Exercise instructions: All lines in which the word "chart" occurs are to be extracted.

--- start of Dataset content ---

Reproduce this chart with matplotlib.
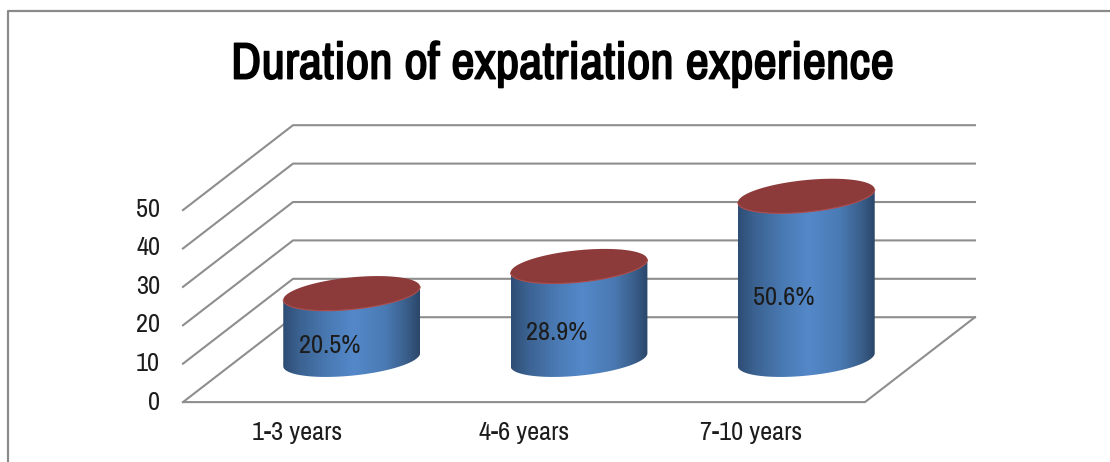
import numpy as np
import matplotlib
matplotlib.use('Agg')
import matplotlib.pyplot as plt
import matplotlib.patheffects as pe
from matplotlib import font_manager as fm
from matplotlib.colors import LinearSegmentedColormap
from matplotlib.lines import Line2D
from matplotlib.patches import Polygon

categories = ['1-3 years', '4-6 years', '7-10 years']
values = [20.5, 28.9, 50.6]
labels = ['20.5%', '28.9%', '50.6%']
y_ticks = [0, 10, 20, 30, 40, 50]

# arial narrow look if a narrow face is there, otherwise plain liberation a bit smaller
installed = {f.name for f in fm.fontManager.ttflist}
if 'Archivo Narrow' in installed:
    plt.rcParams['font.family'] = ['Archivo Narrow', 'Liberation Sans']
    fs_small, fs_title, title_stroke = 19, 37, 1.2
else:
    plt.rcParams['font.family'] = ['Liberation Sans']
    fs_small, fs_title, title_stroke = 15.6, 28.2, 0

# oblique 3d look: depth goes right and up
DX, DY = 0.484, 22.1
BAR_SCALE = 0.842   # cylinders are foreshortened against the back grid
A, B, TILT = 0.301, 4.17, 1.7
GRID = '#8e8e8e'
TEXT = '#1c1c1c'

fig = plt.figure(figsize=(11.1, 4.62), dpi=100)
ax = fig.add_axes([0, 0, 1, 1])
ax.axis('off')

# walls and floor
for v in y_ticks:
    ax.plot([-0.5, -0.5 + DX, 2.5 + DX], [v, v + DY, v + DY], color=GRID, lw=1.5, zorder=1)
ax.plot([-0.5, 2.5, 2.5 + DX], [0, 0, DY], color=GRID, lw=1.5, zorder=1)

body_cmap = LinearSegmentedColormap.from_list('body', [
    (0.0, '#2e4d74'), (0.12, '#3b6291'), (0.35, '#4b7cb6'), (0.52, '#5488c9'),
    (0.75, '#4a7ab3'), (0.9, '#3a5f8c'), (1.0, '#2b4769')])
t = np.linspace(0, 2 * np.pi, 200)

for i, v in enumerate(values):
    cx = i + DX / 2
    base = DY / 2
    top = base + v * BAR_SCALE
    ex = cx + A * np.cos(t)
    # body outline: front half of the base ellipse, then front half of the top one
    front = t <= np.pi
    bx = ex[front]
    by = base - B * np.sin(t[front]) + TILT * np.cos(t[front])
    ty = top - B * np.sin(t[front]) + TILT * np.cos(t[front])
    verts = np.vstack([np.column_stack([bx, by]), np.column_stack([bx[::-1], ty[::-1]])])
    body = Polygon(verts, closed=True, fc='none', ec='none', transform=ax.transData)
    ax.add_patch(body)
    im = ax.imshow(np.linspace(0, 1, 256).reshape(1, -1), cmap=body_cmap, aspect='auto',
                   extent=[cx - A, cx + A, base - B - 3, top + B + 3], zorder=3)
    im.set_clip_path(body)
    # top cap, with a thin lighter rim on its front edge
    cap_y = top + B * np.sin(t) + TILT * np.cos(t)
    ax.fill(ex, cap_y, fc='#8c3a3a', ec='none', zorder=4)
    ax.plot(bx, ty, color='#ab4a4a', lw=0.8, zorder=4)
    ax.text(cx - 0.097, (base + top) / 2 - 5, labels[i], ha='center', va='center',
            fontsize=fs_small, color=TEXT, zorder=5)
    ax.text(i, -8, categories[i], ha='center', va='center', fontsize=fs_small, color=TEXT)

for v in y_ticks:
    ax.text(-0.6, v * 1.005, str(v), ha='right', va='center', fontsize=fs_small, color=TEXT)

# the narrow face has no real bold here, so thicken it with a stroke
ax.text(1.17, 88, 'Duration of expatriation experience', ha='center', va='center',
        fontsize=fs_title, fontweight='bold', color='black',
        path_effects=[pe.withStroke(linewidth=title_stroke, foreground='black')])

ax.set_xlim(-1.305, 3.578)
ax.set_ylim(-15.6, 104.7)

# chart frame, cut off by the crop at the bottom and right
fig.add_artist(Line2D([8 / 1110, 8 / 1110, 1], [0, 451 / 462, 451 / 462], color='#8a8a8a', lw=1.6))

plt.savefig('out.png', dpi=100)
plt.close()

--- end of Dataset content ---

Expected answer:
Reproduce this chart with matplotlib.
# chart frame, cut off by the crop at the bottom and right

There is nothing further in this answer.